Mangla’s point aligns with national studies that find millennials want to dump their car so by marketing to the city’s young professionals, you’re more likely to get the investment (financial and social) needed to make public transit “cool” again.And this change is necessary if Rochester hopes to reduce the brain drain, keep graduates and attract young professionals, who flock to hipper cities like D.C., San Francisco, and, of course, New York City.
But for those with a car, not everyone wants to abandon it. Here, it’s cheaper than most large cities to have a car and so combine this with a colder climate and a lacking public transit system and it’s going to be difficult to chase after those with cars and convince them to take public transit.

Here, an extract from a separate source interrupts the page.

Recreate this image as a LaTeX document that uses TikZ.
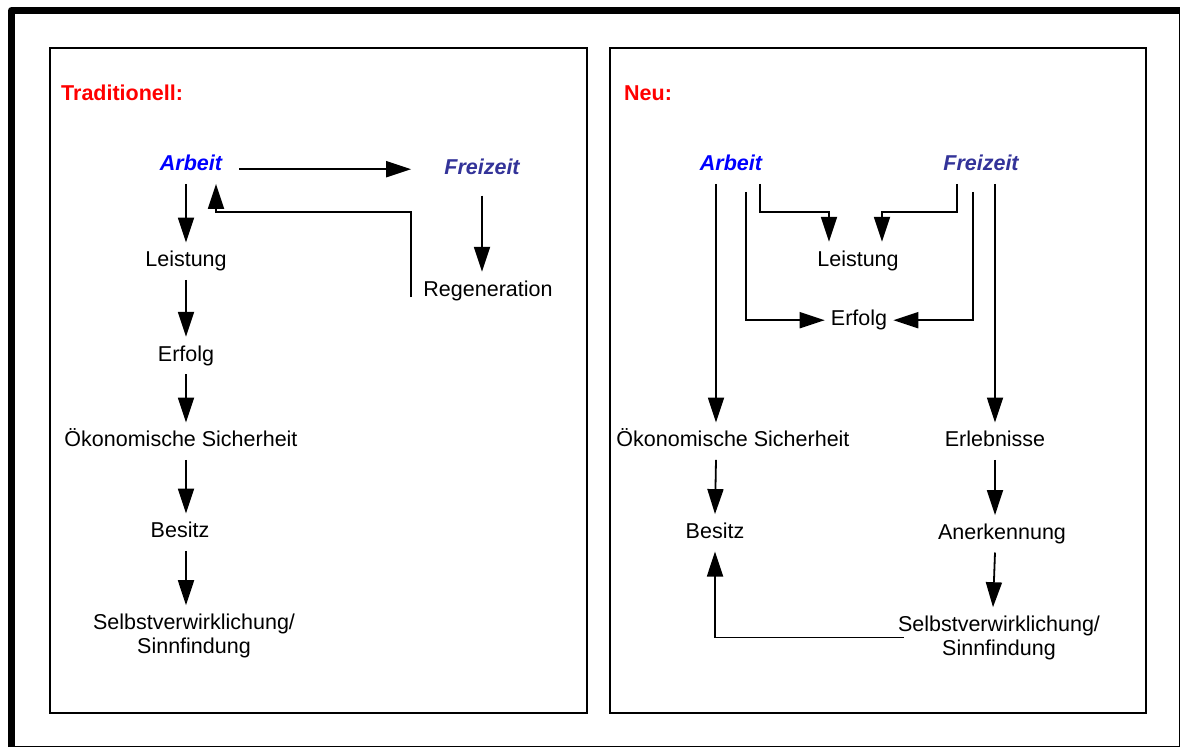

Currently, I can drive down a number of streets during the morning or afternoon rush and the only people walking are students going to school or professionals downtown looking for a bite to eat or coffee to guzzle. That’s not indicative of a city with healthy transportation options, but this may all change as various options are considered for the city and the understanding of transportations’ link with employment, health and economic mobility is further explored. As give residents more options, they may not all rush to sell their cars, but some will walk to the Market, bike around more and for those of us who can’t afford a car to begin with, well, they only benefit from the increased options and financial stake in public transit.